I do know that frequently schools allow teacher an allotment of time during the school day for planning, grading, etc. I think it would be reasonable (and appreciated by the employee) for the employer to allot a set amount of time each week for planning and pay the teacher for that time.
Carol Topp, CPA
I do not have a financial background, but what evidence would the IRS use to prove the “employee” was “treated” wrong? If it’s how much freedom the tutor ‘felt’ they had I am still confused. Also if I hire a independent contractor to paint my walls do I not have full rights to specify how, what color, the time frame I need it done, ect? How can this trally be an issued PROVED by IRS?
I’ve written several blog posts on the factors (what you call “evidence”) that the IRS considers in making a worker determination. Here’s one: https://homeschoolcpa.com/definition-of-independent-contractor-behavior/
Behavioral Control is only one of the many factors to be considered.
The IRS says, “Businesses must weigh all these factors when determining whether a worker is an employee or independent contractor. Some factors may indicate that the worker is an employee, while other factors indicate that the worker is an independent contractor. There is no “magic” or set number of factors that “makes” the worker an employee or an independent contractor, and no one factor stands alone in making this determination. Also, factors which are relevant in one situation may not be relevant in another.”

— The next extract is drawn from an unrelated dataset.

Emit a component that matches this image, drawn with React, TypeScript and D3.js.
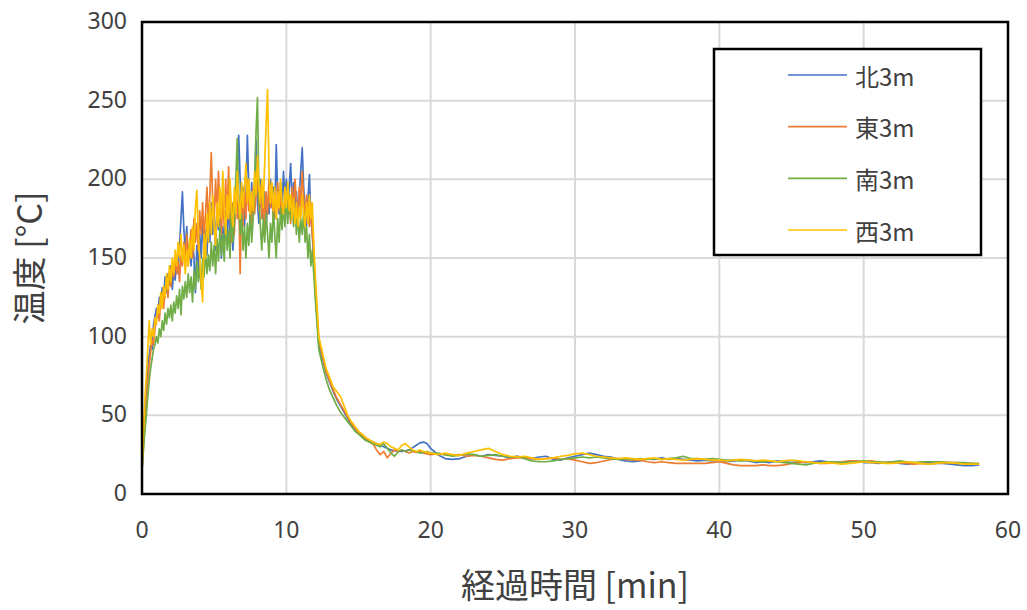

So citing an IC painting your walls is not relevant in determining worker status of a teacher in a homeschool or Classical Conversations group. They are very different situations. A better comparison is an adjunct instructor at a local college. The IRS has several rulings about the worker status of college instructors.
The IRS does not use the word “prove” as used in science. Instead they make judgements or determinations, like a judge. Application of IRS regulations and determinations is not science, it’s *law* and that’s a different mindset. Things cannot be “proven” in law like they can in science.